- _Objective_:
Restate exactly the lines of the entries below, beginning with the first and ending with the line that holds "text] (c2s) [below=6pt". Pictures are not copied.

- _Provided records_:
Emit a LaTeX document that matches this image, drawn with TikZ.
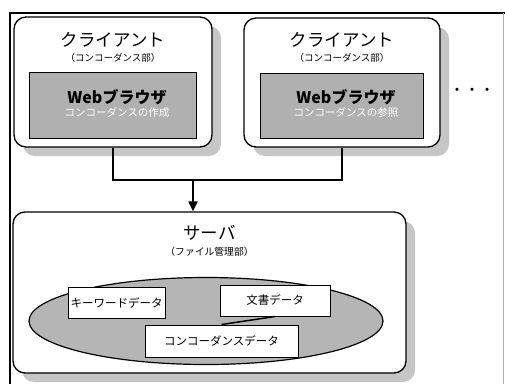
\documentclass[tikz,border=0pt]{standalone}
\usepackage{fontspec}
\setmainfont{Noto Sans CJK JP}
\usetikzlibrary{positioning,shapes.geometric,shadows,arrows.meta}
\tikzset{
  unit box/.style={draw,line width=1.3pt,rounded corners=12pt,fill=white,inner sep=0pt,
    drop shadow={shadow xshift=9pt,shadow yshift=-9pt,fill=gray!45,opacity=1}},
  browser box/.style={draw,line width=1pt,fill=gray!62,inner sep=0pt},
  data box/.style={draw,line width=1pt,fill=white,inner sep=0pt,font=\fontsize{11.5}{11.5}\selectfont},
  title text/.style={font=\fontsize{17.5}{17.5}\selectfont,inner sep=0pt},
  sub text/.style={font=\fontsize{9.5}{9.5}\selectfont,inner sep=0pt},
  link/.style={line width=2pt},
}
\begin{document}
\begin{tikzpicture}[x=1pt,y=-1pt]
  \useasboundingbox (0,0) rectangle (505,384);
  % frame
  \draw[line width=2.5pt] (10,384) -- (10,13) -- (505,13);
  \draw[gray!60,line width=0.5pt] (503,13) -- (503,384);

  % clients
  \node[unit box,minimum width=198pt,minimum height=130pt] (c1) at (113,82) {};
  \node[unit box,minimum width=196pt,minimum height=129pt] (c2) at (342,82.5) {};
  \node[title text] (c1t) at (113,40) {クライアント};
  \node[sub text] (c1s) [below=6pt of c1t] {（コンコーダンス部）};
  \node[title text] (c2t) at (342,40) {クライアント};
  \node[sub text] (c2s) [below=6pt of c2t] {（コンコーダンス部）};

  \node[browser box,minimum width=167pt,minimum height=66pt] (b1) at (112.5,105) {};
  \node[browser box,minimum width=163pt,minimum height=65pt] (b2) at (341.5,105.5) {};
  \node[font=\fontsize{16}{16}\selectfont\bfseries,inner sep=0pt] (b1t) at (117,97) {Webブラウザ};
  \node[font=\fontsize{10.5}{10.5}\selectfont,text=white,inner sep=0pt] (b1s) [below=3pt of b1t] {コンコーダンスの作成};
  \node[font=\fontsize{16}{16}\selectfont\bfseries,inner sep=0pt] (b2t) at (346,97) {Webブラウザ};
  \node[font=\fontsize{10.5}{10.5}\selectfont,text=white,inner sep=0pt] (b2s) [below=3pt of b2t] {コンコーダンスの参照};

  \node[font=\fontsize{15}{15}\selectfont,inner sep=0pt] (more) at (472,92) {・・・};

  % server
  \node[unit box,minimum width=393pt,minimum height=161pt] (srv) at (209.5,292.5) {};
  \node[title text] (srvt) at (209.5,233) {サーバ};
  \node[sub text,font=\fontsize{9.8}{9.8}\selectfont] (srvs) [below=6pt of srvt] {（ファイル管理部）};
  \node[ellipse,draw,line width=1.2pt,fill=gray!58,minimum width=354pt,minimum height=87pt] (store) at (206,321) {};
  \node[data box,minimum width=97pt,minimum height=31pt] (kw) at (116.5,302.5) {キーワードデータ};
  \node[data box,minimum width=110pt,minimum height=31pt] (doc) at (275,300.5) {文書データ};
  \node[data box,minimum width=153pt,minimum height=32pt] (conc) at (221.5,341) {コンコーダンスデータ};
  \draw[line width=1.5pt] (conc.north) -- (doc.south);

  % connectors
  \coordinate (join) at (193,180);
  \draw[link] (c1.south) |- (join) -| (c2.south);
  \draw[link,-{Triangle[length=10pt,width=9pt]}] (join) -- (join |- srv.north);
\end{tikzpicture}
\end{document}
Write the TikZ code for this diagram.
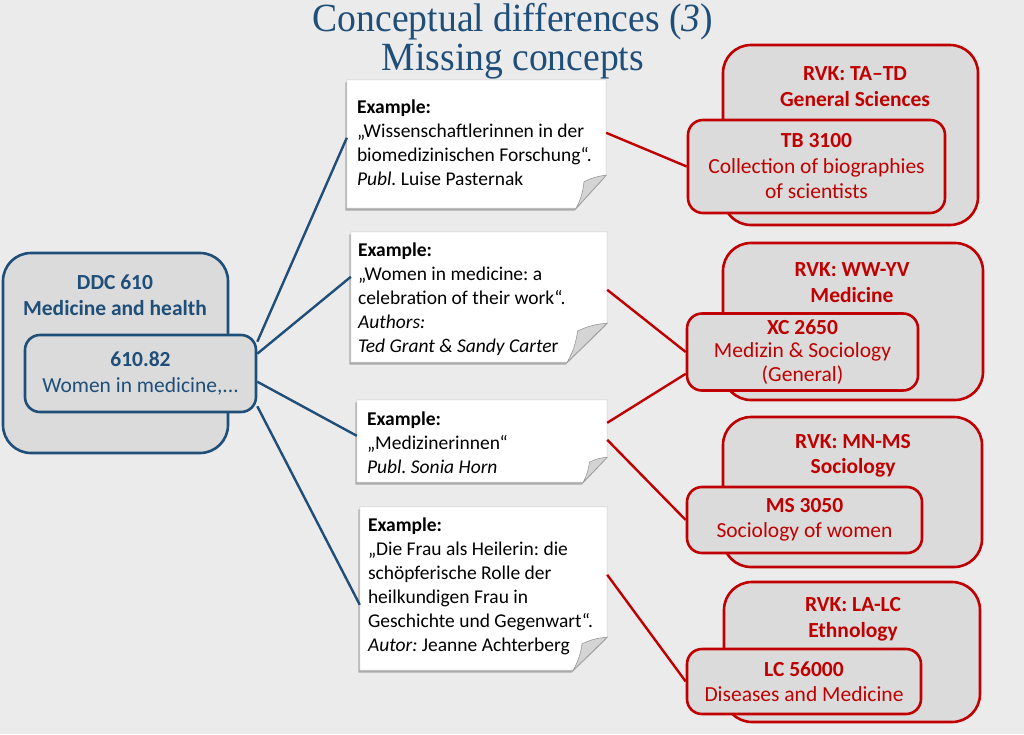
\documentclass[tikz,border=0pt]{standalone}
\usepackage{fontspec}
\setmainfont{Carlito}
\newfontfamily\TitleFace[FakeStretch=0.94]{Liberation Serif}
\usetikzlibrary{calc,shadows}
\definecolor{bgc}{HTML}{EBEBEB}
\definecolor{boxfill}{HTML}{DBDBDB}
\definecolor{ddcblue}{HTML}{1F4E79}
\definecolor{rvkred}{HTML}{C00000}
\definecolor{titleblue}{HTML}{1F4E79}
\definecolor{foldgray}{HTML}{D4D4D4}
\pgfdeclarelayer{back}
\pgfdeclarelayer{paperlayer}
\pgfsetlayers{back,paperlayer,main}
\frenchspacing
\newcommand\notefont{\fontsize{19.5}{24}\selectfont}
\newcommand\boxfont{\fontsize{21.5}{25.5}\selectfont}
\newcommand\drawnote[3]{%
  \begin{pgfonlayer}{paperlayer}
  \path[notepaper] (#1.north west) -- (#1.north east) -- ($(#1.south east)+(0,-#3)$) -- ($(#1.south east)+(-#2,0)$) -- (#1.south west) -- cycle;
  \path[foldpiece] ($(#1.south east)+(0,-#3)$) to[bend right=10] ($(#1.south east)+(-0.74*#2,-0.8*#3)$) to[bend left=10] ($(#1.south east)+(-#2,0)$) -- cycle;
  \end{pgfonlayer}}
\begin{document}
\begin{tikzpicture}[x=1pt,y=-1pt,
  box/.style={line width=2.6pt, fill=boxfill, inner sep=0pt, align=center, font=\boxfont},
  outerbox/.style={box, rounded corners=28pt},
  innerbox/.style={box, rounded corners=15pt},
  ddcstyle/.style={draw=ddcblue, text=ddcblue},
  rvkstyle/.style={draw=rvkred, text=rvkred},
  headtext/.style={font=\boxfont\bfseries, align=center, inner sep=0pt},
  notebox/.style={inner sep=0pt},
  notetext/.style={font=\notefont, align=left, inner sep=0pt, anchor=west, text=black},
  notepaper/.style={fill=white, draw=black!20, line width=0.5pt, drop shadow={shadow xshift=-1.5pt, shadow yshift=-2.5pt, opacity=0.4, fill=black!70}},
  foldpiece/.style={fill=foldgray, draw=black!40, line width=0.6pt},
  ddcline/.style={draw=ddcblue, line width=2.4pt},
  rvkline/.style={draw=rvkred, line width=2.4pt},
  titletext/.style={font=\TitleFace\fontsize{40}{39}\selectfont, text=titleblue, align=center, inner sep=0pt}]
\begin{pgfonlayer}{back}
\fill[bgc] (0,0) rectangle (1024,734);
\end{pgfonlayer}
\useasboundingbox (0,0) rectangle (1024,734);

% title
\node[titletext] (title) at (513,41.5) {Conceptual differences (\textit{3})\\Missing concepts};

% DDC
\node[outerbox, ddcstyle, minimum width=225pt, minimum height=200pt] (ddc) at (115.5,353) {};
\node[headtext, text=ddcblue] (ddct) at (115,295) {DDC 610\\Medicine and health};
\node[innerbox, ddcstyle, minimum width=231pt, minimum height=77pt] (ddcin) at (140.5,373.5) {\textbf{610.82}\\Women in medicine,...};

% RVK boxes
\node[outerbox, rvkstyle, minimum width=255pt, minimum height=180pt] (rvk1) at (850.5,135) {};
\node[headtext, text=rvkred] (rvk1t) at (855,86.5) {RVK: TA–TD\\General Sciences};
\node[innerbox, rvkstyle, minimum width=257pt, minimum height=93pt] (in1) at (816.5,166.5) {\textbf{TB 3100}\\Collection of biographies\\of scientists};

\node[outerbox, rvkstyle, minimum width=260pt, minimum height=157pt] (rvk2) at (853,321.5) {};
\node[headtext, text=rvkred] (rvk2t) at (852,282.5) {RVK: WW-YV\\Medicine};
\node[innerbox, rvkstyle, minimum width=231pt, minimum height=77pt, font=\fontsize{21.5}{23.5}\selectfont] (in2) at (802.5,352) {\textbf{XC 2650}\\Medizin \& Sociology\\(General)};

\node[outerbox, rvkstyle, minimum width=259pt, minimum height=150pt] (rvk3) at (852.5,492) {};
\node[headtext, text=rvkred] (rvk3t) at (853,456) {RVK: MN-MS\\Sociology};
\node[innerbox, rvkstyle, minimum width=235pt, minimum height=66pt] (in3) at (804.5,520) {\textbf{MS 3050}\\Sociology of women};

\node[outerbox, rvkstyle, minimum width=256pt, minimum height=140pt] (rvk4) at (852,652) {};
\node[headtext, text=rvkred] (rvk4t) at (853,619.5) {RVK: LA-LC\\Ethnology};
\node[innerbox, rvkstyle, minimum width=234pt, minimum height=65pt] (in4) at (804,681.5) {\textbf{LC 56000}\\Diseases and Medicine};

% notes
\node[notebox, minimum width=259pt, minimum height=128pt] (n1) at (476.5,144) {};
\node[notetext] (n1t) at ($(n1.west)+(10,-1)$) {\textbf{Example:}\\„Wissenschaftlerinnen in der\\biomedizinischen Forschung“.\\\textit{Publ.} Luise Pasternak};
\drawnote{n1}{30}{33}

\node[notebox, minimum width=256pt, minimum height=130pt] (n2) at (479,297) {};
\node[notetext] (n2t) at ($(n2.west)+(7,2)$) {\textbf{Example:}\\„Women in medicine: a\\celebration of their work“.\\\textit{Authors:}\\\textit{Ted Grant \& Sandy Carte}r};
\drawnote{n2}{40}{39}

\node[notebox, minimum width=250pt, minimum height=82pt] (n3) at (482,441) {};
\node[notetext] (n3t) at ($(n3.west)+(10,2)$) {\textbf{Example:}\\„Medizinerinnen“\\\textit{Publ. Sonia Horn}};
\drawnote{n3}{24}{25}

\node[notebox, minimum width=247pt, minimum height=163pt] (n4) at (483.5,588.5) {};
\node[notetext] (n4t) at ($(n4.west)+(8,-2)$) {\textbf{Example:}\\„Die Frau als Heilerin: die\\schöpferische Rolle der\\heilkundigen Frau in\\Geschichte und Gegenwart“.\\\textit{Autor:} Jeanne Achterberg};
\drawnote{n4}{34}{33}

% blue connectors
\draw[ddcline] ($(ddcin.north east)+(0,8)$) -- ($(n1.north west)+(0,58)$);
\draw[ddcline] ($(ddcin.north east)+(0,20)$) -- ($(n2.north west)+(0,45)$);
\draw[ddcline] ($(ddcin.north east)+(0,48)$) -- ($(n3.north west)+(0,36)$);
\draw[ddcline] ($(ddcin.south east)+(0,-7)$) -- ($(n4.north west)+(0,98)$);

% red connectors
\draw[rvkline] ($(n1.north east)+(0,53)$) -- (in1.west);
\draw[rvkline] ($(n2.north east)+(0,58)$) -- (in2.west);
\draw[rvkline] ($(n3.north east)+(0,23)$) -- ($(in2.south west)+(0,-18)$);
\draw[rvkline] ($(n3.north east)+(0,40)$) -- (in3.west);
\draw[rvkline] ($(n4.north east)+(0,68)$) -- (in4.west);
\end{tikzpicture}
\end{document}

- _Written solution_:
Emit a LaTeX document that matches this image, drawn with TikZ.
\documentclass[tikz,border=0pt]{standalone}
\usepackage{fontspec}
\setmainfont{Noto Sans CJK JP}
\usetikzlibrary{positioning,shapes.geometric,shadows,arrows.meta}
\tikzset{
  unit box/.style={draw,line width=1.3pt,rounded corners=12pt,fill=white,inner sep=0pt,
    drop shadow={shadow xshift=9pt,shadow yshift=-9pt,fill=gray!45,opacity=1}},
  browser box/.style={draw,line width=1pt,fill=gray!62,inner sep=0pt},
  data box/.style={draw,line width=1pt,fill=white,inner sep=0pt,font=\fontsize{11.5}{11.5}\selectfont},
  title text/.style={font=\fontsize{17.5}{17.5}\selectfont,inner sep=0pt},
  sub text/.style={font=\fontsize{9.5}{9.5}\selectfont,inner sep=0pt},
  link/.style={line width=2pt},
}
\begin{document}
\begin{tikzpicture}[x=1pt,y=-1pt]
  \useasboundingbox (0,0) rectangle (505,384);
  % frame
  \draw[line width=2.5pt] (10,384) -- (10,13) -- (505,13);
  \draw[gray!60,line width=0.5pt] (503,13) -- (503,384);

  % clients
  \node[unit box,minimum width=198pt,minimum height=130pt] (c1) at (113,82) {};
  \node[unit box,minimum width=196pt,minimum height=129pt] (c2) at (342,82.5) {};
  \node[title text] (c1t) at (113,40) {クライアント};
  \node[sub text] (c1s) [below=6pt of c1t] {（コンコーダンス部）};
  \node[title text] (c2t) at (342,40) {クライアント};
  \node[sub text] (c2s) [below=6pt of c2t] {（コンコーダンス部）};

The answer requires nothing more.